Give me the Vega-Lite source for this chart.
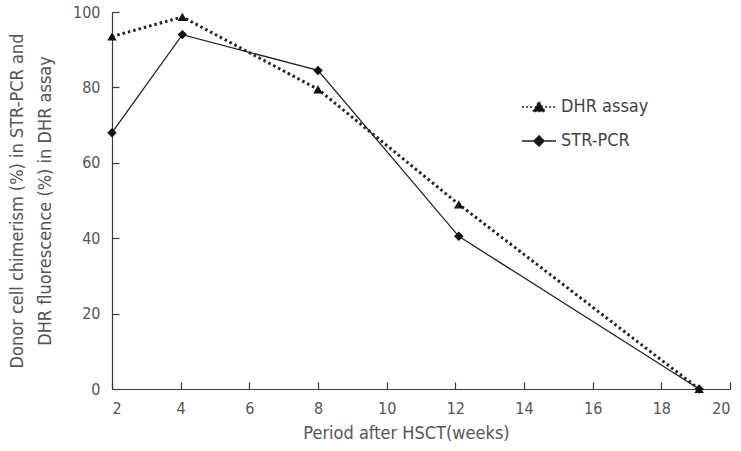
{
  "$schema": "https://vega.github.io/schema/vega-lite/v6.json",
  "width": 618,
  "height": 377,
  "autosize": "none",
  "padding": {"left": 112, "top": 12, "right": 11, "bottom": 62},
  "background": "white",
  "config": {
    "view": {"stroke": null},
    "font": "DejaVu Sans Condensed, Roboto, sans-serif",
    "axis": {"grid": false, "ticks": true, "tickSize": -7, "domainColor": "#3a3a3a", "domainWidth": 1.2, "tickColor": "#3a3a3a", "tickWidth": 1.2, "labelColor": "#555", "titleColor": "#555", "labelFontSize": 16, "titleFontSize": 18, "titleFontWeight": "normal", "labelFont": "DejaVu Sans Condensed, Roboto, sans-serif", "titleFont": "DejaVu Sans Condensed, Roboto, sans-serif"},
    "legend": {"labelFont": "DejaVu Sans Condensed, Roboto, sans-serif", "labelFontSize": 18, "labelColor": "#444", "padding": 0}
  },
  "data": {"values": [
    {"week": 2, "value": 93.5, "series": "DHR assay"},
    {"week": 4.05, "value": 98.7, "series": "DHR assay"},
    {"week": 8, "value": 79.5, "series": "DHR assay"},
    {"week": 12.1, "value": 49, "series": "DHR assay"},
    {"week": 19.1, "value": 0, "series": "DHR assay"},
    {"week": 2, "value": 68, "series": "STR-PCR"},
    {"week": 4.05, "value": 94, "series": "STR-PCR"},
    {"week": 8, "value": 84.5, "series": "STR-PCR"},
    {"week": 12.1, "value": 40.5, "series": "STR-PCR"},
    {"week": 19.1, "value": 0, "series": "STR-PCR"}
  ]},
  "encoding": {
    "x": {"field": "week", "type": "quantitative", "scale": {"domain": [2, 20], "nice": false, "zero": false},
      "axis": {"values": [2,4,6,8,10,12,14,16,18,20], "tickSize": -7, "labelPadding": 18, "title": "Period after HSCT(weeks)", "titlePadding": 8, "titleX": 294}},
    "y": {"field": "value", "type": "quantitative", "scale": {"domain": [0, 100], "nice": false},
      "axis": {"values": [0,20,40,60,80,100], "tickSize": -7, "labelPadding": 19, "title": ["Donor cell chimerism (%) in STR-PCR and", "DHR fluorescence (%) in DHR assay"], "titlePadding": 18, "titleLineHeight": 28}}
  },
  "layer": [
    {
      "transform": [{"filter": "datum.series === 'DHR assay'"}],
      "mark": {"type": "line", "color": "#222", "strokeDash": [2.5, 3], "strokeWidth": 3}
    },
    {
      "transform": [{"filter": "datum.series === 'STR-PCR'"}],
      "mark": {"type": "line", "color": "#222", "strokeWidth": 1.3}
    },
    {
      "transform": [{"filter": "datum.series === 'DHR assay'"}],
      "mark": {"type": "point", "shape": "triangle-up", "filled": true, "color": "#111", "opacity": 1, "size": 90}
    },
    {
      "transform": [{"filter": "datum.series === 'STR-PCR'"}],
      "mark": {"type": "point", "shape": "diamond", "filled": true, "color": "#111", "opacity": 1, "size": 90}
    },
    {
      "mark": {"type": "point", "filled": false, "fill": "#111", "stroke": "#222", "strokeWidth": 1.3, "opacity": 1, "size": 0},
      "encoding": {
        "shape": {"field": "series", "type": "nominal", "scale": {"domain": ["DHR assay", "STR-PCR"], "range": ["M-1,0H-0.36M0.36,0H1M-0.36,0.26L0,-0.32L0.36,0.26Z", "M-1,0H1M0,-0.3L0.3,0L0,0.3L-0.3,0Z"]},
          "legend": {"title": null, "orient": "none", "legendX": 409, "legendY": 78, "rowPadding": 0, "clipHeight": 34, "symbolSize": 1156, "labelOffset": 4}},
        "strokeDash": {"field": "series", "type": "nominal", "scale": {"domain": ["DHR assay", "STR-PCR"], "range": [[2, 2], [1, 0]]}}
      }
    }
  ]
}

■ ■ ■ ■ ■ ■ ■

**Goal:**
Repeat the data exactly, without the pictures.

**Full output:**
Give me the Vega-Lite source for this chart.
{
  "$schema": "https://vega.github.io/schema/vega-lite/v6.json",
  "width": 618,
  "height": 377,
  "autosize": "none",
  "padding": {"left": 112, "top": 12, "right": 11, "bottom": 62},
  "background": "white",
  "config": {
    "view": {"stroke": null},
    "font": "DejaVu Sans Condensed, Roboto, sans-serif",
    "axis": {"grid": false, "ticks": true, "tickSize": -7, "domainColor": "#3a3a3a", "domainWidth": 1.2, "tickColor": "#3a3a3a", "tickWidth": 1.2, "labelColor": "#555", "titleColor": "#555", "labelFontSize": 16, "titleFontSize": 18, "titleFontWeight": "normal", "labelFont": "DejaVu Sans Condensed, Roboto, sans-serif", "titleFont": "DejaVu Sans Condensed, Roboto, sans-serif"},
    "legend": {"labelFont": "DejaVu Sans Condensed, Roboto, sans-serif", "labelFontSize": 18, "labelColor": "#444", "padding": 0}
  },
  "data": {"values": [
    {"week": 2, "value": 93.5, "series": "DHR assay"},
    {"week": 4.05, "value": 98.7, "series": "DHR assay"},
    {"week": 8, "value": 79.5, "series": "DHR assay"},
    {"week": 12.1, "value": 49, "series": "DHR assay"},
    {"week": 19.1, "value": 0, "series": "DHR assay"},
    {"week": 2, "value": 68, "series": "STR-PCR"},
    {"week": 4.05, "value": 94, "series": "STR-PCR"},
    {"week": 8, "value": 84.5, "series": "STR-PCR"},
    {"week": 12.1, "value": 40.5, "series": "STR-PCR"},
    {"week": 19.1, "value": 0, "series": "STR-PCR"}
  ]},
  "encoding": {
    "x": {"field": "week", "type": "quantitative", "scale": {"domain": [2, 20], "nice": false, "zero": false},
      "axis": {"values": [2,4,6,8,10,12,14,16,18,20], "tickSize": -7, "labelPadding": 18, "title": "Period after HSCT(weeks)", "titlePadding": 8, "titleX": 294}},
    "y": {"field": "value", "type": "quantitative", "scale": {"domain": [0, 100], "nice": false},
      "axis": {"values": [0,20,40,60,80,100], "tickSize": -7, "labelPadding": 19, "title": ["Donor cell chimerism (%) in STR-PCR and", "DHR fluorescence (%) in DHR assay"], "titlePadding": 18, "titleLineHeight": 28}}
  },
  "layer": [
    {
      "transform": [{"filter": "datum.series === 'DHR assay'"}],
      "mark": {"type": "line", "color": "#222", "strokeDash": [2.5, 3], "strokeWidth": 3}
    },
    {
      "transform": [{"filter": "datum.series === 'STR-PCR'"}],
      "mark": {"type": "line", "color": "#222", "strokeWidth": 1.3}
    },
    {
      "transform": [{"filter": "datum.series === 'DHR assay'"}],
      "mark": {"type": "point", "shape": "triangle-up", "filled": true, "color": "#111", "opacity": 1, "size": 90}
    },
    {
      "transform": [{"filter": "datum.series === 'STR-PCR'"}],
      "mark": {"type": "point", "shape": "diamond", "filled": true, "color": "#111", "opacity": 1, "size": 90}
    },
    {
      "mark": {"type": "point", "filled": false, "fill": "#111", "stroke": "#222", "strokeWidth": 1.3, "opacity": 1, "size": 0},
      "encoding": {
        "shape": {"field": "series", "type": "nominal", "scale": {"domain": ["DHR assay", "STR-PCR"], "range": ["M-1,0H-0.36M0.36,0H1M-0.36,0.26L0,-0.32L0.36,0.26Z", "M-1,0H1M0,-0.3L0.3,0L0,0.3L-0.3,0Z"]},
          "legend": {"title": null, "orient": "none", "legendX": 409, "legendY": 78, "rowPadding": 0, "clipHeight": 34, "symbolSize": 1156, "labelOffset": 4}},
        "strokeDash": {"field": "series", "type": "nominal", "scale": {"domain": ["DHR assay", "STR-PCR"], "range": [[2, 2], [1, 0]]}}
      }
    }
  ]
}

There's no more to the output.